▸ **The problem**:
Every line of the material below should be repeated exactly.

▸ **Entries with chart source code**:

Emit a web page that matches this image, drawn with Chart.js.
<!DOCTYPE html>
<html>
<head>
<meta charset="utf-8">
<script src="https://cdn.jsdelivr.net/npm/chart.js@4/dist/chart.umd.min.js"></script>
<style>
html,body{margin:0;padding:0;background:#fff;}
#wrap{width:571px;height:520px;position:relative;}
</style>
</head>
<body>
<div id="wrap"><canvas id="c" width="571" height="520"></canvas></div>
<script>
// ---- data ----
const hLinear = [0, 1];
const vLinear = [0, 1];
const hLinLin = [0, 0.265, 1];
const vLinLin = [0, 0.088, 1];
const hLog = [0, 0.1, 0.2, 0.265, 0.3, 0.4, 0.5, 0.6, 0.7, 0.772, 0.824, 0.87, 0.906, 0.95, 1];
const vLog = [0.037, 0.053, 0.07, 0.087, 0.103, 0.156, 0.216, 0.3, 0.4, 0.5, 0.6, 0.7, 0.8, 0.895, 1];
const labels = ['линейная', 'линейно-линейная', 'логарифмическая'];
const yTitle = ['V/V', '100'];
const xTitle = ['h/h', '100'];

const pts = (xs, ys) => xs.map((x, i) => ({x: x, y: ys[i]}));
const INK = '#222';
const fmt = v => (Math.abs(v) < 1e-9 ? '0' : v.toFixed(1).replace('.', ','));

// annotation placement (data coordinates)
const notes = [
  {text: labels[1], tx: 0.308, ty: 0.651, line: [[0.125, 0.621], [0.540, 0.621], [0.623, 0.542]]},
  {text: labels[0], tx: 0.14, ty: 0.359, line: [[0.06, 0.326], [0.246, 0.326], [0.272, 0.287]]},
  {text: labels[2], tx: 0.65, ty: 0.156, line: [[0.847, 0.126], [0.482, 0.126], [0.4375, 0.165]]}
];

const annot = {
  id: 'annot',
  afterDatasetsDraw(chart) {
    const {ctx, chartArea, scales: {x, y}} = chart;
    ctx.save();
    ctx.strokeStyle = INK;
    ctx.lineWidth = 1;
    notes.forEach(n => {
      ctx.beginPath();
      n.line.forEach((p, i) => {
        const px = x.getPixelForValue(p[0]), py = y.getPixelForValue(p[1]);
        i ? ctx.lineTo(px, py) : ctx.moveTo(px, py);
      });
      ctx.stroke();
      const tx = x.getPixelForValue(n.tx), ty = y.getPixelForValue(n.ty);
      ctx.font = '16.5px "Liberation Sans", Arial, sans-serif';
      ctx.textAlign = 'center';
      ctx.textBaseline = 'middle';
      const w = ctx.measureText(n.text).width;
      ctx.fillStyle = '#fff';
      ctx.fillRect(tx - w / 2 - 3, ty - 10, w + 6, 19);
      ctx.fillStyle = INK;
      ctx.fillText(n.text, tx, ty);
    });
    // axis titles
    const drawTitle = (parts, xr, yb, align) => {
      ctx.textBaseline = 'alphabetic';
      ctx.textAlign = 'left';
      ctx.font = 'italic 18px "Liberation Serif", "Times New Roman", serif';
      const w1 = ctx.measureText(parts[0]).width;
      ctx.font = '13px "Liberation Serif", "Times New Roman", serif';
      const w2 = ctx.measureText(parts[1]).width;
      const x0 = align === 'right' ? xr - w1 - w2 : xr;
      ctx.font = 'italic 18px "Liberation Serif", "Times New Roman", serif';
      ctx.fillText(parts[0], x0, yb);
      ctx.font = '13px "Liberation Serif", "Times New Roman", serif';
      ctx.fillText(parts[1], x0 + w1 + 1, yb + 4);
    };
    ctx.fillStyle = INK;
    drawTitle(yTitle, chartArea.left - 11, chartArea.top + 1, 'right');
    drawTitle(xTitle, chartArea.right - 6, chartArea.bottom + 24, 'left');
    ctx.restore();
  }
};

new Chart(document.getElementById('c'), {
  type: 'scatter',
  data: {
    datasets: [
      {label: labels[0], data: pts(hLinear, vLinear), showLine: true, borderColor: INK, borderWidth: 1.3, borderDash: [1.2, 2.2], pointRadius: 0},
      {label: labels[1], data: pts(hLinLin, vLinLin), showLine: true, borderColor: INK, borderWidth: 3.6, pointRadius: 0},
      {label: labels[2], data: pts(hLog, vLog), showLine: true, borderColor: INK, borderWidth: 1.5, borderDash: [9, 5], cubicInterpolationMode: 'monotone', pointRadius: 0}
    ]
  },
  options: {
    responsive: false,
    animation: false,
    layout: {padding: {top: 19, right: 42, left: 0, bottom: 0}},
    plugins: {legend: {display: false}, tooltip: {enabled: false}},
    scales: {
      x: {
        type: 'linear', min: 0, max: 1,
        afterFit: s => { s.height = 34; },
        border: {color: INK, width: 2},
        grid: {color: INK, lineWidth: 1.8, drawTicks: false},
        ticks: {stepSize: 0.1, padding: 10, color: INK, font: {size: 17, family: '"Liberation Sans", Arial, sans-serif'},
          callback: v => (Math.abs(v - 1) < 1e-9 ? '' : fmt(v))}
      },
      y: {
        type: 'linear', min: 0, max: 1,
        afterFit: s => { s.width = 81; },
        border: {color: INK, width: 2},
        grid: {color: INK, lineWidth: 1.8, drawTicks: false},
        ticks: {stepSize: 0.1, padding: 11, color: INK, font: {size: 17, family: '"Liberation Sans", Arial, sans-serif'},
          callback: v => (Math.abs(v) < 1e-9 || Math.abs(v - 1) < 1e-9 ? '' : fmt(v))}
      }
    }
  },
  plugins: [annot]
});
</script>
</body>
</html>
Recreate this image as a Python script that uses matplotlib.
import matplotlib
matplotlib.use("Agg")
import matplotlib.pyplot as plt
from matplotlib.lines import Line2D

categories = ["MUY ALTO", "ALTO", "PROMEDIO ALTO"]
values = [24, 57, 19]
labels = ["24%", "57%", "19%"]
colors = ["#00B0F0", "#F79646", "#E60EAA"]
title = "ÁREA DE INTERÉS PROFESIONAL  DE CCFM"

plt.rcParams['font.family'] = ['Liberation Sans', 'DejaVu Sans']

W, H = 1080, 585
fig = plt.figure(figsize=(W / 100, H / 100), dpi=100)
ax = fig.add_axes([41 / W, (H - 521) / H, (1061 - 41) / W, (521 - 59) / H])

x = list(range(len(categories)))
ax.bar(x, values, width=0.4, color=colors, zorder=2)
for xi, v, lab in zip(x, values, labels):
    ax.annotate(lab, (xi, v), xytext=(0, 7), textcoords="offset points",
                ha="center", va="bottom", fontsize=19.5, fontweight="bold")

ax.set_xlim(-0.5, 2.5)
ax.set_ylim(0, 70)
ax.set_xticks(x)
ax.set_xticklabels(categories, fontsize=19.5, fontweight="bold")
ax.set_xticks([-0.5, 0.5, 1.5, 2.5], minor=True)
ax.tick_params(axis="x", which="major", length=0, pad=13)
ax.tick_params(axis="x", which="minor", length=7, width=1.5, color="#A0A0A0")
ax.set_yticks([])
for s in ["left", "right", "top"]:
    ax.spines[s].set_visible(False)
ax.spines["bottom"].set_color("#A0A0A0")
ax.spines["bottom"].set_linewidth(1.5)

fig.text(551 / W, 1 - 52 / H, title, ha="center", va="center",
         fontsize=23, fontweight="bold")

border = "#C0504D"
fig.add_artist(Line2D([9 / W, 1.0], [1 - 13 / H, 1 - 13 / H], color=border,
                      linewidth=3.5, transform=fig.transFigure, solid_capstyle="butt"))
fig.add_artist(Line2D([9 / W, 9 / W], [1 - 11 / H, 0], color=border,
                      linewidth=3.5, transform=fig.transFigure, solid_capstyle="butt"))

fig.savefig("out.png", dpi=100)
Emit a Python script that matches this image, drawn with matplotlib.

▸ **Exercise solution**:
Emit a web page that matches this image, drawn with Chart.js.
<!DOCTYPE html>
<html>
<head>
<meta charset="utf-8">
<script src="https://cdn.jsdelivr.net/npm/chart.js@4/dist/chart.umd.min.js"></script>
<style>
html,body{margin:0;padding:0;background:#fff;}
#wrap{width:571px;height:520px;position:relative;}
</style>
</head>
<body>
<div id="wrap"><canvas id="c" width="571" height="520"></canvas></div>
<script>
// ---- data ----
const hLinear = [0, 1];
const vLinear = [0, 1];
const hLinLin = [0, 0.265, 1];
const vLinLin = [0, 0.088, 1];
const hLog = [0, 0.1, 0.2, 0.265, 0.3, 0.4, 0.5, 0.6, 0.7, 0.772, 0.824, 0.87, 0.906, 0.95, 1];
const vLog = [0.037, 0.053, 0.07, 0.087, 0.103, 0.156, 0.216, 0.3, 0.4, 0.5, 0.6, 0.7, 0.8, 0.895, 1];
const labels = ['линейная', 'линейно-линейная', 'логарифмическая'];
const yTitle = ['V/V', '100'];
const xTitle = ['h/h', '100'];

const pts = (xs, ys) => xs.map((x, i) => ({x: x, y: ys[i]}));
const INK = '#222';
const fmt = v => (Math.abs(v) < 1e-9 ? '0' : v.toFixed(1).replace('.', ','));

// annotation placement (data coordinates)
const notes = [
  {text: labels[1], tx: 0.308, ty: 0.651, line: [[0.125, 0.621], [0.540, 0.621], [0.623, 0.542]]},
  {text: labels[0], tx: 0.14, ty: 0.359, line: [[0.06, 0.326], [0.246, 0.326], [0.272, 0.287]]},
  {text: labels[2], tx: 0.65, ty: 0.156, line: [[0.847, 0.126], [0.482, 0.126], [0.4375, 0.165]]}
];

const annot = {
  id: 'annot',
  afterDatasetsDraw(chart) {
    const {ctx, chartArea, scales: {x, y}} = chart;
    ctx.save();
    ctx.strokeStyle = INK;
    ctx.lineWidth = 1;
    notes.forEach(n => {
      ctx.beginPath();
      n.line.forEach((p, i) => {
        const px = x.getPixelForValue(p[0]), py = y.getPixelForValue(p[1]);
        i ? ctx.lineTo(px, py) : ctx.moveTo(px, py);
      });
      ctx.stroke();
      const tx = x.getPixelForValue(n.tx), ty = y.getPixelForValue(n.ty);
      ctx.font = '16.5px "Liberation Sans", Arial, sans-serif';
      ctx.textAlign = 'center';
      ctx.textBaseline = 'middle';
      const w = ctx.measureText(n.text).width;
      ctx.fillStyle = '#fff';
      ctx.fillRect(tx - w / 2 - 3, ty - 10, w + 6, 19);
      ctx.fillStyle = INK;
      ctx.fillText(n.text, tx, ty);
    });
    // axis titles
    const drawTitle = (parts, xr, yb, align) => {
      ctx.textBaseline = 'alphabetic';
      ctx.textAlign = 'left';
      ctx.font = 'italic 18px "Liberation Serif", "Times New Roman", serif';
      const w1 = ctx.measureText(parts[0]).width;
      ctx.font = '13px "Liberation Serif", "Times New Roman", serif';
      const w2 = ctx.measureText(parts[1]).width;
      const x0 = align === 'right' ? xr - w1 - w2 : xr;
      ctx.font = 'italic 18px "Liberation Serif", "Times New Roman", serif';
      ctx.fillText(parts[0], x0, yb);
      ctx.font = '13px "Liberation Serif", "Times New Roman", serif';
      ctx.fillText(parts[1], x0 + w1 + 1, yb + 4);
    };
    ctx.fillStyle = INK;
    drawTitle(yTitle, chartArea.left - 11, chartArea.top + 1, 'right');
    drawTitle(xTitle, chartArea.right - 6, chartArea.bottom + 24, 'left');
    ctx.restore();
  }
};

new Chart(document.getElementById('c'), {
  type: 'scatter',
  data: {
    datasets: [
      {label: labels[0], data: pts(hLinear, vLinear), showLine: true, borderColor: INK, borderWidth: 1.3, borderDash: [1.2, 2.2], pointRadius: 0},
      {label: labels[1], data: pts(hLinLin, vLinLin), showLine: true, borderColor: INK, borderWidth: 3.6, pointRadius: 0},
      {label: labels[2], data: pts(hLog, vLog), showLine: true, borderColor: INK, borderWidth: 1.5, borderDash: [9, 5], cubicInterpolationMode: 'monotone', pointRadius: 0}
    ]
  },
  options: {
    responsive: false,
    animation: false,
    layout: {padding: {top: 19, right: 42, left: 0, bottom: 0}},
    plugins: {legend: {display: false}, tooltip: {enabled: false}},
    scales: {
      x: {
        type: 'linear', min: 0, max: 1,
        afterFit: s => { s.height = 34; },
        border: {color: INK, width: 2},
        grid: {color: INK, lineWidth: 1.8, drawTicks: false},
        ticks: {stepSize: 0.1, padding: 10, color: INK, font: {size: 17, family: '"Liberation Sans", Arial, sans-serif'},
          callback: v => (Math.abs(v - 1) < 1e-9 ? '' : fmt(v))}
      },
      y: {
        type: 'linear', min: 0, max: 1,
        afterFit: s => { s.width = 81; },
        border: {color: INK, width: 2},
        grid: {color: INK, lineWidth: 1.8, drawTicks: false},
        ticks: {stepSize: 0.1, padding: 11, color: INK, font: {size: 17, family: '"Liberation Sans", Arial, sans-serif'},
          callback: v => (Math.abs(v) < 1e-9 || Math.abs(v - 1) < 1e-9 ? '' : fmt(v))}
      }
    }
  },
  plugins: [annot]
});
</script>
</body>
</html>
Recreate this image as a Python script that uses matplotlib.
import matplotlib
matplotlib.use("Agg")
import matplotlib.pyplot as plt
from matplotlib.lines import Line2D

categories = ["MUY ALTO", "ALTO", "PROMEDIO ALTO"]
values = [24, 57, 19]
labels = ["24%", "57%", "19%"]
colors = ["#00B0F0", "#F79646", "#E60EAA"]
title = "ÁREA DE INTERÉS PROFESIONAL  DE CCFM"

plt.rcParams['font.family'] = ['Liberation Sans', 'DejaVu Sans']

W, H = 1080, 585
fig = plt.figure(figsize=(W / 100, H / 100), dpi=100)
ax = fig.add_axes([41 / W, (H - 521) / H, (1061 - 41) / W, (521 - 59) / H])

x = list(range(len(categories)))
ax.bar(x, values, width=0.4, color=colors, zorder=2)
for xi, v, lab in zip(x, values, labels):
    ax.annotate(lab, (xi, v), xytext=(0, 7), textcoords="offset points",
                ha="center", va="bottom", fontsize=19.5, fontweight="bold")

ax.set_xlim(-0.5, 2.5)
ax.set_ylim(0, 70)
ax.set_xticks(x)
ax.set_xticklabels(categories, fontsize=19.5, fontweight="bold")
ax.set_xticks([-0.5, 0.5, 1.5, 2.5], minor=True)
ax.tick_params(axis="x", which="major", length=0, pad=13)
ax.tick_params(axis="x", which="minor", length=7, width=1.5, color="#A0A0A0")
ax.set_yticks([])
for s in ["left", "right", "top"]:
    ax.spines[s].set_visible(False)
ax.spines["bottom"].set_color("#A0A0A0")
ax.spines["bottom"].set_linewidth(1.5)

fig.text(551 / W, 1 - 52 / H, title, ha="center", va="center",
         fontsize=23, fontweight="bold")

border = "#C0504D"
fig.add_artist(Line2D([9 / W, 1.0], [1 - 13 / H, 1 - 13 / H], color=border,
                      linewidth=3.5, transform=fig.transFigure, solid_capstyle="butt"))
fig.add_artist(Line2D([9 / W, 9 / W], [1 - 11 / H, 0], color=border,
                      linewidth=3.5, transform=fig.transFigure, solid_capstyle="butt"))

fig.savefig("out.png", dpi=100)
Emit a Python script that matches this image, drawn with matplotlib.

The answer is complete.